Beneath this task is a listing. State how many of its lines include the string "with", giving nothing but the number.

* _Given data_:
########################################
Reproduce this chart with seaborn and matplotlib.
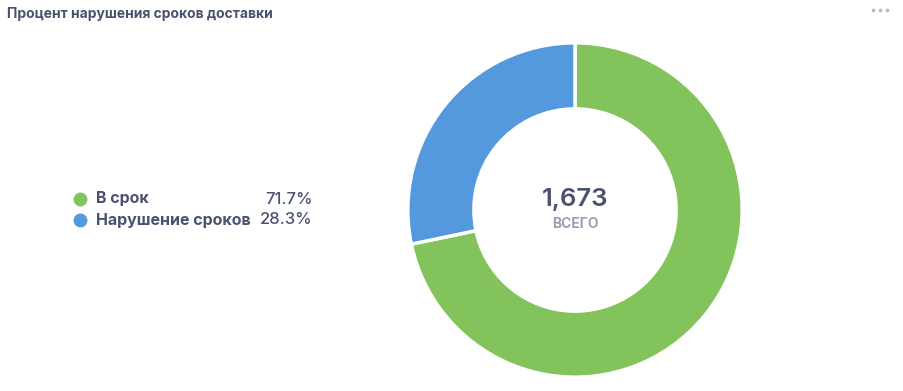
########################################
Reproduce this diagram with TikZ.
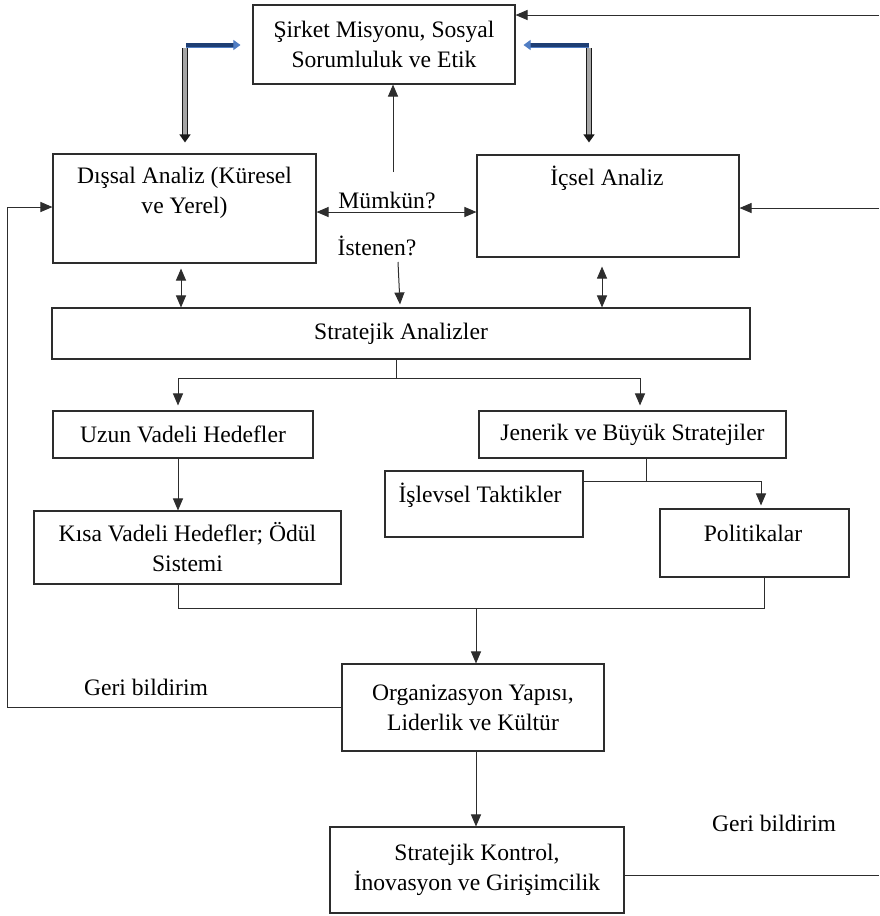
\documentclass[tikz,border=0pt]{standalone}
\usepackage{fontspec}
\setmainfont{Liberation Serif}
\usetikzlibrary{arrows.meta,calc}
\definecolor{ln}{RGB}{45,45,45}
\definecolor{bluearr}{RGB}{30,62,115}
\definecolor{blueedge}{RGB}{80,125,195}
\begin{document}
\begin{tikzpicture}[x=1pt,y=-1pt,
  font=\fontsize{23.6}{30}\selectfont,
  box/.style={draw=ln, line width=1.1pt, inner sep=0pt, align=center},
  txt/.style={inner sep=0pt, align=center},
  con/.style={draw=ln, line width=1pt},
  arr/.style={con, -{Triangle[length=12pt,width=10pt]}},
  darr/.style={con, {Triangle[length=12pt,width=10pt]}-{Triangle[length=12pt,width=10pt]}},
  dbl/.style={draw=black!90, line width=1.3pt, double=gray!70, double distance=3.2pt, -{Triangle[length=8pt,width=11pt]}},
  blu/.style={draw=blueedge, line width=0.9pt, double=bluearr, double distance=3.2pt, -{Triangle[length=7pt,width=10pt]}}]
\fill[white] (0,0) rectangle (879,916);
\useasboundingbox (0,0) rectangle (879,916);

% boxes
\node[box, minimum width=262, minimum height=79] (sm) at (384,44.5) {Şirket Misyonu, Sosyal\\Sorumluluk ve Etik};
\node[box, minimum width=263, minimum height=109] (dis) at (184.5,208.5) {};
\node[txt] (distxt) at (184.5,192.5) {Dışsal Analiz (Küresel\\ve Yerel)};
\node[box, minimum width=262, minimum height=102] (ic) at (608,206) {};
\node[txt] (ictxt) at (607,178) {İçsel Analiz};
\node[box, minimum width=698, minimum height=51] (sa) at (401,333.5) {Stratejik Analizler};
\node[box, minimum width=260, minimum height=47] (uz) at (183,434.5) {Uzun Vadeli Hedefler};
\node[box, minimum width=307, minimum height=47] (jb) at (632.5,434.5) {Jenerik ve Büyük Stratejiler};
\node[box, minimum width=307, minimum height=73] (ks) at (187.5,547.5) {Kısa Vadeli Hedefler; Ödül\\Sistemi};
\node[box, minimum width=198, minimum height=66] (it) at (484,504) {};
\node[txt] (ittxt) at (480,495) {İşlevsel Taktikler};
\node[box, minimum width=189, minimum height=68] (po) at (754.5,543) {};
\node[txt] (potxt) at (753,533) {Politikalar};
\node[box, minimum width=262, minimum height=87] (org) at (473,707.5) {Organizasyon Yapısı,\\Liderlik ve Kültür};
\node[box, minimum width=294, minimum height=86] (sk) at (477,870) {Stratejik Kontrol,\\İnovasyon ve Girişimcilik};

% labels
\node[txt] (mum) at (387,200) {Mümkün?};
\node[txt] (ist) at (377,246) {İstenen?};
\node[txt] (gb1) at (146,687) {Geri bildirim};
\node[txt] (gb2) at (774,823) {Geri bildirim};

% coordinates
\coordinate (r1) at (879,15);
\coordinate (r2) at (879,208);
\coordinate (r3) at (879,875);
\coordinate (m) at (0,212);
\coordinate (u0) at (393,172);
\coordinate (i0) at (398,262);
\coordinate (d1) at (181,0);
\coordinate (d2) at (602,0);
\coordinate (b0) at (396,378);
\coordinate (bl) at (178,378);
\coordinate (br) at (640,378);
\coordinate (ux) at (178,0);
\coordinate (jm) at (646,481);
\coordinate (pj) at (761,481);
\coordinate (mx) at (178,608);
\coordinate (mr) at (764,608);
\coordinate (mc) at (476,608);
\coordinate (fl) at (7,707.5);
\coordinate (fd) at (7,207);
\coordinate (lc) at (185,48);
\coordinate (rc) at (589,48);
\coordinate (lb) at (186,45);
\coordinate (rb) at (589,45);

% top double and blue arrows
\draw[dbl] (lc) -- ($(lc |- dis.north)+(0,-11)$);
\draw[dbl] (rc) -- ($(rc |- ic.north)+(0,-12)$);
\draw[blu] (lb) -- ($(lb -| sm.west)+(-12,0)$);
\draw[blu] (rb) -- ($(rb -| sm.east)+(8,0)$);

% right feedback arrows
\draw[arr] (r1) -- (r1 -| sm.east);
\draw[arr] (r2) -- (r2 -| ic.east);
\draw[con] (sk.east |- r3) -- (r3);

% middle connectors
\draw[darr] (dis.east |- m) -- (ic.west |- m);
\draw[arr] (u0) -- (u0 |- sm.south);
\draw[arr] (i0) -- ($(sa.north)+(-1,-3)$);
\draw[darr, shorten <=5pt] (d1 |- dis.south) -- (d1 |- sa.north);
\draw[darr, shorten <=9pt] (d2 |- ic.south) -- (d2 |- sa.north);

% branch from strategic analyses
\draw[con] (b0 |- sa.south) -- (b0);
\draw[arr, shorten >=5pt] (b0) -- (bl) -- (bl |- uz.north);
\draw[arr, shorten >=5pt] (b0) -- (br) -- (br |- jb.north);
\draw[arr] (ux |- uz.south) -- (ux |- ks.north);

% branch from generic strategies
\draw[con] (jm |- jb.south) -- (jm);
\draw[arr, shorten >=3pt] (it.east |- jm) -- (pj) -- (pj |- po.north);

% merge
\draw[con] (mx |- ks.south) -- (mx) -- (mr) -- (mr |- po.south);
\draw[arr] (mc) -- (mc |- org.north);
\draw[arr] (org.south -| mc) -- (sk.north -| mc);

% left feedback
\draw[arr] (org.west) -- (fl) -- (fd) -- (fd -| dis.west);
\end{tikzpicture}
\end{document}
########################################
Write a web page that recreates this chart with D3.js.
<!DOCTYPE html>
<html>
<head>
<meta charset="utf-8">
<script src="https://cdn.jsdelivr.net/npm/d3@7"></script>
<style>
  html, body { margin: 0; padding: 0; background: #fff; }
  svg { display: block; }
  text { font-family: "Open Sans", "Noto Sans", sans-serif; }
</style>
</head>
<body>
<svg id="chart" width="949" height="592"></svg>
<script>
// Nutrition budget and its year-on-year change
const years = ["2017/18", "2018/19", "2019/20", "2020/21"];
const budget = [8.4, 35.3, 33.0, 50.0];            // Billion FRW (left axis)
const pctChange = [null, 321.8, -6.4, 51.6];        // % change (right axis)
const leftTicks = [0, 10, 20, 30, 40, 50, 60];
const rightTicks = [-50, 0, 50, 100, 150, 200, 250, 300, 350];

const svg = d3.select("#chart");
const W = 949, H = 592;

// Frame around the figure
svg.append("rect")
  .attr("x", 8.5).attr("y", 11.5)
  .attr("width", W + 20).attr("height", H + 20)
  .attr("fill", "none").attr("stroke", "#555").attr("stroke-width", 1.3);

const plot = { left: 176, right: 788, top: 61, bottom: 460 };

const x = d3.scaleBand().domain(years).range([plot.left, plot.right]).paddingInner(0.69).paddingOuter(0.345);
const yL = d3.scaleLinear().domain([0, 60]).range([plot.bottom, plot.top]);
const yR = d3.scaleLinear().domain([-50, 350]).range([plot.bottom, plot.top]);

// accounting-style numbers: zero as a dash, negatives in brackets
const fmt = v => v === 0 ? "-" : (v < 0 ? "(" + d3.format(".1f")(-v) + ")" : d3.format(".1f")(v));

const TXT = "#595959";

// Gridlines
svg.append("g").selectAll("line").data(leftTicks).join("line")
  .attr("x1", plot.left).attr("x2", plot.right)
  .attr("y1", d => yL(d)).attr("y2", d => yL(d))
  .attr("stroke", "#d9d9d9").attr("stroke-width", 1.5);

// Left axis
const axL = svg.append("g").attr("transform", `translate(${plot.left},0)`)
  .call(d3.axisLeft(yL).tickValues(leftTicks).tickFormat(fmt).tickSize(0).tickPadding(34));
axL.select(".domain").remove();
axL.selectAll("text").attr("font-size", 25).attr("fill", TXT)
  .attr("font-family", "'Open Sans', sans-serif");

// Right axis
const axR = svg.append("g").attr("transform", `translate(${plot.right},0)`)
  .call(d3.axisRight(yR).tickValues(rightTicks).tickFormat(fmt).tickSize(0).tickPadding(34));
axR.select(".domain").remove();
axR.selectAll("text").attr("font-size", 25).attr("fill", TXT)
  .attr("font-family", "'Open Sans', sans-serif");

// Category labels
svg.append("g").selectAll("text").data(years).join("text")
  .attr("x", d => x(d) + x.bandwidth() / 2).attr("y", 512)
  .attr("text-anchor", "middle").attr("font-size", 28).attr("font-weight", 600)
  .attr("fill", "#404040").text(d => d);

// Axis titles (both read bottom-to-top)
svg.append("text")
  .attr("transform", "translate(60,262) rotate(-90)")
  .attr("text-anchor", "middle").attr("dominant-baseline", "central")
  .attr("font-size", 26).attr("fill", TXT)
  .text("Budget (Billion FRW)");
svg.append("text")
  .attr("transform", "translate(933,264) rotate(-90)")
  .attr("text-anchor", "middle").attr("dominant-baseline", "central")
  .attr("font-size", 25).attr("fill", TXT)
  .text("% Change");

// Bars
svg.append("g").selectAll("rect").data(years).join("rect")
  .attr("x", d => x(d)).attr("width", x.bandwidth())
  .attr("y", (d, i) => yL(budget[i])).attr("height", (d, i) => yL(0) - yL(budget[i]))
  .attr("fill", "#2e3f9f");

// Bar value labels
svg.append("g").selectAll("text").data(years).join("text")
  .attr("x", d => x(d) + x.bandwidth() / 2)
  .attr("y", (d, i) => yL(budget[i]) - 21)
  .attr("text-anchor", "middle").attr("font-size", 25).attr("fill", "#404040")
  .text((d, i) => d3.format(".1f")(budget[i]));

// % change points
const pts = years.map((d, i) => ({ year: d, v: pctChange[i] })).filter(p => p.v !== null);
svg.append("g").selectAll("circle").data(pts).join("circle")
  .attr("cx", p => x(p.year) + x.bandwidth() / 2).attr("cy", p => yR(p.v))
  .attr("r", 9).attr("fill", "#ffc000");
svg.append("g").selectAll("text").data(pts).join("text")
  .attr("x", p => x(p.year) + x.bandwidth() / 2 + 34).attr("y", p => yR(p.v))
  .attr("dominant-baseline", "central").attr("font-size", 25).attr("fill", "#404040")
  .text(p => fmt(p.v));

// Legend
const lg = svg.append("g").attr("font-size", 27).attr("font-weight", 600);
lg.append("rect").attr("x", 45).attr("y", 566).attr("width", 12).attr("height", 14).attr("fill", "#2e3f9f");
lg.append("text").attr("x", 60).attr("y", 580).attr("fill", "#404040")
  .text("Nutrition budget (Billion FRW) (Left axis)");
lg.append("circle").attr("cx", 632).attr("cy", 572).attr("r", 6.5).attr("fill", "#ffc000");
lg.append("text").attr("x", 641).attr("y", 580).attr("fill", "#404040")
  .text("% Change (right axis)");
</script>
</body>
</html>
########################################
* _Correct result_: 3